What you have to do
Leave the pictures out, and retype all of the material exactly as written.
╭─ Data shown
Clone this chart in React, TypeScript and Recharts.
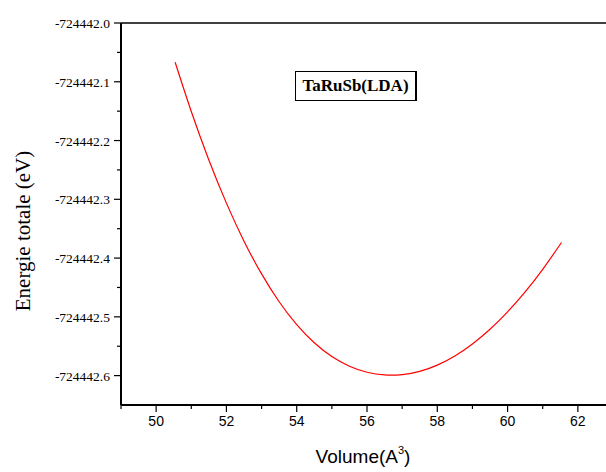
import React from "react";
import { LineChart, Line, XAxis, YAxis, ReferenceLine } from "recharts";

const volumes = [50.54, 51, 51.5, 52, 52.5, 53, 53.5, 54, 54.5, 55, 55.5, 56, 56.5, 57, 57.5, 58, 58.5, 59, 59.5, 60, 60.5, 61, 61.535];
const energies = [
  -724442.0668, -724442.1506, -724442.233, -724442.3065, -724442.3712, -724442.4269, -724442.4743, -724442.5131,
  -724442.544, -724442.5676, -724442.5841, -724442.5943, -724442.5988, -724442.5983, -724442.5927, -724442.5821,
  -724442.5665, -724442.5461, -724442.5211, -724442.4915, -724442.4575, -724442.4191, -724442.3735,
];

const xMajorTicks = [50, 52, 54, 56, 58, 60, 62];
const xMinorTicks = [49, 51, 53, 55, 57, 59, 61, 63];
const yMajorTicks = [-724442.0, -724442.1, -724442.2, -724442.3, -724442.4, -724442.5, -724442.6];
const yMinorTicks = [-724442.05, -724442.15, -724442.25, -724442.35, -724442.45, -724442.55];
const xDomain = [49, 63];
const yDomain = [-724442.65, -724442.0];

const seriesName = "TaRuSb(LDA)";
const xTitle = "Volume(A";
const xTitleSup = "3";
const xTitleEnd = ")";
const yTitle = "Energie totale (eV)";

const data = volumes.map((v, i) => ({ v, e: energies[i] }));
const xTicks = [...xMajorTicks, ...xMinorTicks].sort((a, b) => a - b);
const yTicks = [...yMajorTicks, ...yMinorTicks].sort((a, b) => a - b);

const isMajor = (list: number[], val: number) => list.some((t) => Math.abs(t - val) < 1e-6);

const SANS = "'Liberation Sans', Arial, sans-serif";
const SERIF = "'Liberation Serif', 'Times New Roman', serif";

const XTick = (props: any) => {
  const { x, y, payload } = props;
  const major = isMajor(xMajorTicks, payload.value);
  return (
    <g>
      <line x1={x} x2={x} y1={y} y2={y + (major ? 7 : 4)} stroke="#000" strokeWidth={1.2} />
      {major && (
        <text x={x} y={y + 21} textAnchor="middle" fontFamily={SANS} fontSize={14} fill="#000">
          {payload.value}
        </text>
      )}
    </g>
  );
};

const YTick = (props: any) => {
  const { x, y, payload } = props;
  const major = isMajor(yMajorTicks, payload.value);
  return (
    <g>
      <line x1={x - (major ? 7 : 4)} x2={x} y1={y} y2={y} stroke="#000" strokeWidth={1.2} />
      {major && (
        <text x={x - 11} y={y + 5} textAnchor="end" fontFamily={SERIF} fontSize={13.5} fill="#000">
          {Number(payload.value).toFixed(1)}
        </text>
      )}
    </g>
  );
};

const XTitle = (props: any) => {
  const vb = props.viewBox || { x: 0, y: 0, width: 0, height: 0 };
  const cx = vb.x + vb.width / 2 - 4;
  return (
    <text x={cx} y={vb.y + 58} textAnchor="middle" fontFamily={SANS} fontSize={19} fill="#000">
      {xTitle}
      <tspan dy={-9} fontSize={11}>{xTitleSup}</tspan>
      <tspan dy={9}>{xTitleEnd}</tspan>
    </text>
  );
};

const YTitle = (props: any) => {
  const vb = props.viewBox || { x: 0, y: 0, width: 0, height: 0 };
  const cx = 30;
  const cy = vb.y + vb.height / 2 + 17;
  return (
    <text x={cx} y={cy} transform={`rotate(-90 ${cx} ${cy})`} textAnchor="middle" fontFamily={SERIF} fontSize={21} fill="#000">
      {yTitle}
    </text>
  );
};

export default function App() {
  return (
    <div style={{ position: "absolute", left: 0, top: 0, width: 606, height: 472, overflow: "hidden", background: "#fff" }}>
      <LineChart width={616} height={472} data={data} margin={{ top: 23, right: 3, bottom: 0, left: 0 }}>
        <XAxis
          dataKey="v"
          type="number"
          domain={xDomain}
          ticks={xTicks}
          interval={0}
          allowDataOverflow
          tickSize={0}
          tickMargin={0}
          tickLine={false}
          tick={<XTick />}
          axisLine={{ stroke: "#000", strokeWidth: 2 }}
          height={67}
          label={<XTitle />}
        />
        <YAxis
          dataKey="e"
          type="number"
          domain={yDomain}
          ticks={yTicks}
          interval={0}
          allowDataOverflow
          tickSize={0}
          tickMargin={0}
          tickLine={false}
          tick={<YTick />}
          axisLine={{ stroke: "#000", strokeWidth: 2 }}
          width={121}
          label={<YTitle />}
        />
        <ReferenceLine y={yDomain[1]} stroke="#000" strokeWidth={1.5} ifOverflow="visible" />
        <Line type="natural" dataKey="e" stroke="#ff0000" strokeWidth={1.2} dot={false} isAnimationActive={false} />
      </LineChart>
      <div
        style={{
          position: "absolute",
          left: 295,
          top: 71,
          width: 119,
          height: 28,
          border: "1px solid #000",
          borderRightWidth: 2,
          fontFamily: SERIF,
          fontWeight: "bold",
          fontSize: 17,
          lineHeight: "28px",
          textAlign: "center",
          color: "#000",
        }}
      >
        {seriesName}
      </div>
    </div>
  );
}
╰─
Written solution
Clone this chart in React, TypeScript and Recharts.
import React from "react";
import { LineChart, Line, XAxis, YAxis, ReferenceLine } from "recharts";

const volumes = [50.54, 51, 51.5, 52, 52.5, 53, 53.5, 54, 54.5, 55, 55.5, 56, 56.5, 57, 57.5, 58, 58.5, 59, 59.5, 60, 60.5, 61, 61.535];
const energies = [
  -724442.0668, -724442.1506, -724442.233, -724442.3065, -724442.3712, -724442.4269, -724442.4743, -724442.5131,
  -724442.544, -724442.5676, -724442.5841, -724442.5943, -724442.5988, -724442.5983, -724442.5927, -724442.5821,
  -724442.5665, -724442.5461, -724442.5211, -724442.4915, -724442.4575, -724442.4191, -724442.3735,
];

const xMajorTicks = [50, 52, 54, 56, 58, 60, 62];
const xMinorTicks = [49, 51, 53, 55, 57, 59, 61, 63];
const yMajorTicks = [-724442.0, -724442.1, -724442.2, -724442.3, -724442.4, -724442.5, -724442.6];
const yMinorTicks = [-724442.05, -724442.15, -724442.25, -724442.35, -724442.45, -724442.55];
const xDomain = [49, 63];
const yDomain = [-724442.65, -724442.0];

const seriesName = "TaRuSb(LDA)";
const xTitle = "Volume(A";
const xTitleSup = "3";
const xTitleEnd = ")";
const yTitle = "Energie totale (eV)";

const data = volumes.map((v, i) => ({ v, e: energies[i] }));
const xTicks = [...xMajorTicks, ...xMinorTicks].sort((a, b) => a - b);
const yTicks = [...yMajorTicks, ...yMinorTicks].sort((a, b) => a - b);

const isMajor = (list: number[], val: number) => list.some((t) => Math.abs(t - val) < 1e-6);

const SANS = "'Liberation Sans', Arial, sans-serif";
const SERIF = "'Liberation Serif', 'Times New Roman', serif";

const XTick = (props: any) => {
  const { x, y, payload } = props;
  const major = isMajor(xMajorTicks, payload.value);
  return (
    <g>
      <line x1={x} x2={x} y1={y} y2={y + (major ? 7 : 4)} stroke="#000" strokeWidth={1.2} />
      {major && (
        <text x={x} y={y + 21} textAnchor="middle" fontFamily={SANS} fontSize={14} fill="#000">
          {payload.value}
        </text>
      )}
    </g>
  );
};

const YTick = (props: any) => {
  const { x, y, payload } = props;
  const major = isMajor(yMajorTicks, payload.value);
  return (
    <g>
      <line x1={x - (major ? 7 : 4)} x2={x} y1={y} y2={y} stroke="#000" strokeWidth={1.2} />
      {major && (
        <text x={x - 11} y={y + 5} textAnchor="end" fontFamily={SERIF} fontSize={13.5} fill="#000">
          {Number(payload.value).toFixed(1)}
        </text>
      )}
    </g>
  );
};

const XTitle = (props: any) => {
  const vb = props.viewBox || { x: 0, y: 0, width: 0, height: 0 };
  const cx = vb.x + vb.width / 2 - 4;
  return (
    <text x={cx} y={vb.y + 58} textAnchor="middle" fontFamily={SANS} fontSize={19} fill="#000">
      {xTitle}
      <tspan dy={-9} fontSize={11}>{xTitleSup}</tspan>
      <tspan dy={9}>{xTitleEnd}</tspan>
    </text>
  );
};

const YTitle = (props: any) => {
  const vb = props.viewBox || { x: 0, y: 0, width: 0, height: 0 };
  const cx = 30;
  const cy = vb.y + vb.height / 2 + 17;
  return (
    <text x={cx} y={cy} transform={`rotate(-90 ${cx} ${cy})`} textAnchor="middle" fontFamily={SERIF} fontSize={21} fill="#000">
      {yTitle}
    </text>
  );
};

export default function App() {
  return (
    <div style={{ position: "absolute", left: 0, top: 0, width: 606, height: 472, overflow: "hidden", background: "#fff" }}>
      <LineChart width={616} height={472} data={data} margin={{ top: 23, right: 3, bottom: 0, left: 0 }}>
        <XAxis
          dataKey="v"
          type="number"
          domain={xDomain}
          ticks={xTicks}
          interval={0}
          allowDataOverflow
          tickSize={0}
          tickMargin={0}
          tickLine={false}
          tick={<XTick />}
          axisLine={{ stroke: "#000", strokeWidth: 2 }}
          height={67}
          label={<XTitle />}
        />
        <YAxis
          dataKey="e"
          type="number"
          domain={yDomain}
          ticks={yTicks}
          interval={0}
          allowDataOverflow
          tickSize={0}
          tickMargin={0}
          tickLine={false}
          tick={<YTick />}
          axisLine={{ stroke: "#000", strokeWidth: 2 }}
          width={121}
          label={<YTitle />}
        />
        <ReferenceLine y={yDomain[1]} stroke="#000" strokeWidth={1.5} ifOverflow="visible" />
        <Line type="natural" dataKey="e" stroke="#ff0000" strokeWidth={1.2} dot={false} isAnimationActive={false} />
      </LineChart>
      <div
        style={{
          position: "absolute",
          left: 295,
          top: 71,
          width: 119,
          height: 28,
          border: "1px solid #000",
          borderRightWidth: 2,
          fontFamily: SERIF,
          fontWeight: "bold",
          fontSize: 17,
          lineHeight: "28px",
          textAlign: "center",
          color: "#000",
        }}
      >
        {seriesName}
      </div>
    </div>
  );
}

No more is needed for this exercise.